THE WEDNESDAY COLUMN

2001-06-26

Heinz Frei, 13-time BERLIN-MARATHON wheelchair race winner, writes about the development of wheelchair athletics.

The beginnings of wheelchair athletics go back to the early 80s, when the first wheelchairs specially designed for competitive sport began to be built. Those first racers were not very different from the conventional wheelchairs used for getting about. Since then there has been a period of intensive development resulting in high tech race wheelchairs which are tailor made to suit the specific requirements of the individual athlete. Development sometimes proceeded so rapidly from year to year, that the use of the previous years model meant putting oneself at a disadvantage in competition.

The athletes have developed in parallel. In the early 80s it was enough to train two or three times a week, whereas now athletes often have two training sessions on their daily schedule, and that seven days a week! To stay somewhere near the top you have to do two to three hundred kilometres a week and it is not unusual to do ten thousand kilometres a year. In addition there has to be long-term strength training, fitness training and recuperation measures. Because training takes up so much time it becomes essential to cut down the amount of time working, or even to go the whole hog and turn professional.

Wheelchair racing has been able to fit into track events such as the real,- BERLIN-MARATHON as well as big IAAF meetings like Weltklasse Zürich, the track and field world championships, and the Olympics, where there are demonstration competitions on the 400m track.

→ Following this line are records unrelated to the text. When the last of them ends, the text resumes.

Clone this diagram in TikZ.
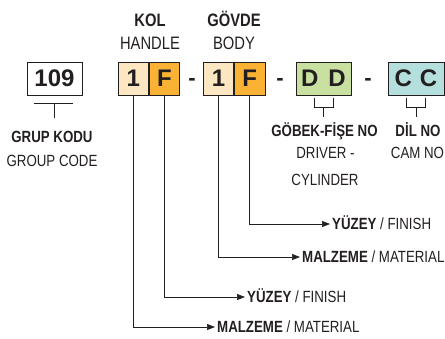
\documentclass[tikz,border=0pt]{standalone}
\usepackage{fontspec}
\setmainfont[FakeStretch=0.82]{Liberation Sans}
\newfontfamily\codefont{Liberation Sans}
\usetikzlibrary{positioning}
\usetikzlibrary{calc}
\usetikzlibrary{arrows.meta}
\definecolor{ink}{HTML}{231F20}
\definecolor{peach}{HTML}{FDE6C2}
\definecolor{amber}{HTML}{F9B233}
\definecolor{lime}{HTML}{C8E0A0}
\definecolor{aqua}{HTML}{B5DFDD}
\begin{document}
\begin{tikzpicture}[x=1pt,y=-1pt,color=ink,
    cell/.style={draw, line width=0.8pt, minimum width=30.5pt, minimum height=33pt, inner sep=0pt, font=\codefont\fontsize{24}{24}\selectfont\bfseries},
    hd/.style={inner sep=0pt, text height=12.9pt, text depth=0pt, font=\fontsize{18}{20}\selectfont\bfseries},
    hdl/.style={hd, font=\fontsize{18}{20}\selectfont},
    lbl/.style={inner sep=0pt, text height=11.6pt, text depth=0pt, font=\fontsize{16.2}{18}\selectfont},
    blbl/.style={lbl, font=\fontsize{16.2}{18}\selectfont\bfseries},
    sep/.style={inner sep=0pt, font=\codefont\fontsize{22}{22}\selectfont\bfseries},
    arr/.style={-{Triangle[length=8pt,width=6pt]}, line width=0.7pt},
    tie/.style={line width=0.7pt}]
        \useasboundingbox (0,0) rectangle (445,338);
        \node[cell, minimum width=55pt] (grp) at (54.5,78.5) {109};
        \node[cell, fill=peach] (k1) at (133.25,78.5) {1};
        \node[cell, fill=amber, right=0pt of k1] (kf) {F};
        \node[sep] (s1) at (192,82) {-};
        \node[cell, fill=peach] (g1) at (218.5,78.5) {1};
        \node[cell, fill=amber, right=0pt of g1] (gf) {F};
        \node[sep] (s2) at (280,82) {-};
        \node[cell, minimum width=55pt, fill=lime] (dd) at (323.5,78.5) {D\hspace{10pt}D};
        \node[sep] (s3) at (368,82) {-};
        \node[cell, minimum width=56pt, fill=aqua] (cc) at (416,78.5) {C\hspace{8pt}C};

        \node[hd] (kol) at (150,20) {KOL};
        \node[hdl] (hndl) at (150,43) {HANDLE};
        \node[hd] (gvd) at (234,20) {GÖVDE};
        \node[hdl] (body) at (234,43) {BODY};

        \node[blbl] (gk) at (52,137) {GRUP KODU};
        \node[lbl] (gc) at (52,161) {GROUP CODE};
        \node[blbl] (gb) at (324.5,131) {GÖBEK-FİŞE NO};
        \node[lbl] (drv) at (325.5,153) {DRIVER -};
        \node[lbl] (cyl) at (325,180) {CYLINDER};
        \node[blbl] (dl) at (418,131) {DİL NO};
        \node[lbl] (cm) at (417.5,153) {CAM NO};

        % brackets under the codes
        \coordinate (gl) at (34,103);
        \coordinate (gr) at (73,103);
        \coordinate (gt) at (54,118);
        \draw[tie] (gl) -- (gr);
        \draw[tie] (gt |- gl) -- (gt);
        \draw[tie] ($(dd.south)+(-9.5,3)$) -- ++(0,9) -| ($(dd.south)+(9.5,3)$);
        \draw[tie] ($(dd.south)+(0,12)$) -- ($(dd.south)+(0,22)$);
        \draw[tie] ($(cc.south)+(-9.5,3)$) -- ++(0,9) -| ($(cc.south)+(9.5,3)$);
        \draw[tie] ($(cc.south)+(0,12)$) -- ($(cc.south)+(0,22)$);

        \node[lbl, anchor=west, inner xsep=2pt] (yf2) at (330,224) {\textbf{YÜZEY} / FINISH};
        \node[lbl, anchor=west, inner xsep=2pt] (mz2) at (300,257) {\textbf{MALZEME} / MATERIAL};
        \node[lbl, anchor=west, inner xsep=2pt] (yf1) at (245,297) {\textbf{YÜZEY} / FINISH};
        \node[lbl, anchor=west, inner xsep=2pt] (mz1) at (215,327) {\textbf{MALZEME} / MATERIAL};

        \draw[arr] (gf) |- (yf2);
        \draw[arr] (g1) |- (mz2);
        \draw[arr] (kf) |- (yf1);
        \draw[arr] (k1) |- (mz1);
\end{tikzpicture}
\end{document}
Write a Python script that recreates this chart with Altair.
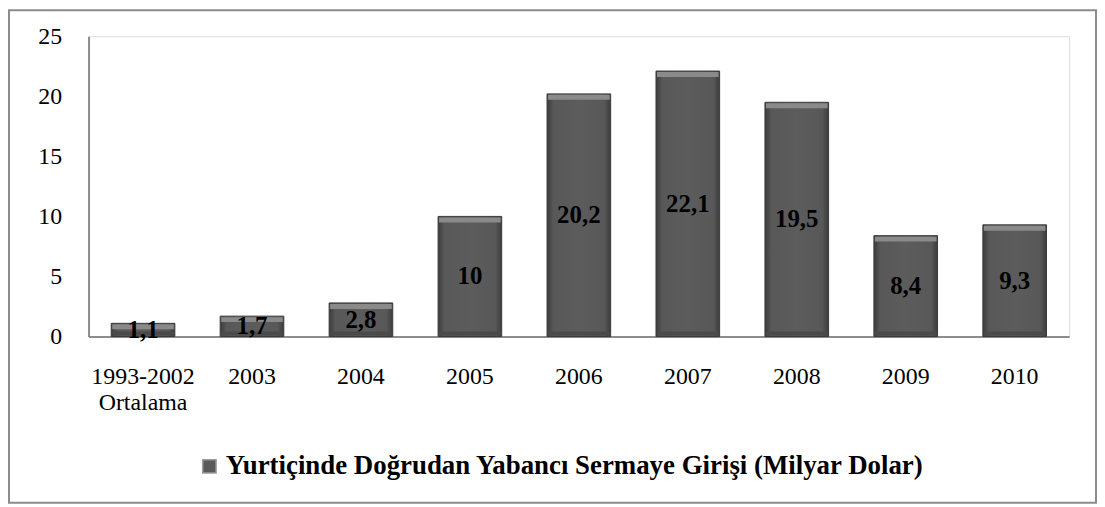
import altair as alt
import pandas as pd

categories = ["1993-2002 Ortalama", "2003", "2004", "2005", "2006", "2007", "2008", "2009", "2010"]
values = [1.1, 1.7, 2.8, 10, 20.2, 22.1, 19.5, 8.4, 9.3]
labels = ["1,1", "1,7", "2,8", "10", "20,2", "22,1", "19,5", "8,4", "9,3"]
series_name = "Yurtiçinde Doğrudan Yabancı Sermaye Girişi (Milyar Dolar)"

df = pd.DataFrame({"cat": categories, "val": values, "lab": labels, "series": series_name})
df["half"] = df["val"] / 2
df["zero"] = 0.0

W, H = 986, 302
FONT = "Liberation Serif"

grad = alt.LinearGradient(
    gradient="linear", x1=0, x2=1, y1=0, y2=0,
    stops=[
        alt.GradientStop(color="#3c3c3c", offset=0),
        alt.GradientStop(color="#585858", offset=0.1),
        alt.GradientStop(color="#5c5c5c", offset=0.5),
        alt.GradientStop(color="#585858", offset=0.9),
        alt.GradientStop(color="#3c3c3c", offset=1),
    ],
)

yscale = alt.Scale(domain=[0, 25], nice=False, zero=True)

x_enc = alt.X(
    "cat:N", sort=categories, title=None,
    scale=alt.Scale(paddingInner=0.416, paddingOuter=0.208),
    axis=alt.Axis(
        labelAngle=0, ticks=False, domainColor="#8c8c8c", domainWidth=2,
        labelFont=FONT, labelFontSize=24, labelColor="black", labelPadding=28,
        labelLineHeight=26, labelBaseline="top",
        labelExpr="datum.value == '1993-2002 Ortalama' ? ['1993-2002', 'Ortalama'] : datum.value",
    ),
)

y_axis = alt.Axis(
    values=[0, 5, 10, 15, 20, 25], grid=False, ticks=False, labelFlush=False,
    domainColor="#8c8c8c", domainWidth=2,
    labelFont=FONT, labelFontSize=24, labelColor="black", labelPadding=27,
)

bars = alt.Chart(df).mark_bar(fill=grad, stroke="#3a3a3a", strokeWidth=1).encode(
    x=x_enc,
    y=alt.Y("val:Q", title=None, scale=yscale, axis=y_axis),
)

top_bevel = alt.Chart(df).mark_tick(
    color="#8a8a8a", thickness=5, size=62, yOffset=3.5, opacity=1
).encode(
    x=alt.X("cat:N", sort=categories),
    y=alt.Y("val:Q", scale=yscale),
)

bottom_bevel = alt.Chart(df).mark_tick(
    color="#4a4a4a", thickness=4, size=62, yOffset=-3, opacity=1
).encode(
    x=alt.X("cat:N", sort=categories),
    y=alt.Y("zero:Q", scale=yscale),
)

legend_layer = alt.Chart(df).mark_point(opacity=0).encode(
    x=alt.X("cat:N", sort=categories),
    y=alt.Y("val:Q", scale=yscale),
    fill=alt.Fill(
        "series:N", title=None,
        scale=alt.Scale(range=["#5a5a5a"]),
        legend=alt.Legend(
            orient="none", legendX=108, legendY=419, symbolType="square",
            symbolSize=180, symbolStrokeColor="#9a9a9a", symbolStrokeWidth=1.5,
            symbolOpacity=1, symbolFillColor="#5a5a5a",
            labelFont=FONT, labelFontSize=27, labelFontWeight="bold", labelColor="black",
            labelLimit=1000, labelOffset=3,
        ),
    ),
)

text = alt.Chart(df).mark_text(
    font=FONT, fontSize=25, fontWeight="bold", color="black", baseline="middle"
).encode(
    x=alt.X("cat:N", sort=categories),
    y=alt.Y("half:Q", scale=yscale),
    text="lab:N",
)

border_df = pd.DataFrame({"k": [0]})
border = alt.Chart(border_df).mark_rect(
    fill="transparent", stroke="#8c8c8c", strokeWidth=2
).encode(
    x=alt.value(-80), x2=alt.value(W + 27),
    y=alt.value(-26), y2=alt.value(H + 167),
)

chart = alt.layer(border, bars, bottom_bevel, top_bevel, legend_layer, text).properties(
    width=W, height=H,
    autosize=alt.AutoSizeParams(type="none"),
    padding={"left": 81, "top": 27, "right": 28, "bottom": 168},
).configure_view(stroke=None).configure(background="white")

chart.save("out.html", embed_options={"renderer": "svg", "actions": False})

In the future I would like to see a stronger international wheelchair sport organisation bringing good integrative ideas to fruition which, if they had already been realised, would mean that wheelchair sport would have long reached a level where a kind of world cup competition could have been held as part of marathons or track meetings, producing an overall winner each season. Such a circuit would make a big contribution to raising the profile of wheelchair sport. It would not be unrealistic to build the demonstration competitions into the official athletics programme of world championships and the "pedestrian" Olympics, which would mean a complete integration, so that the distinction between handicapped and non-handicapped would become of minor importance. Long live sport!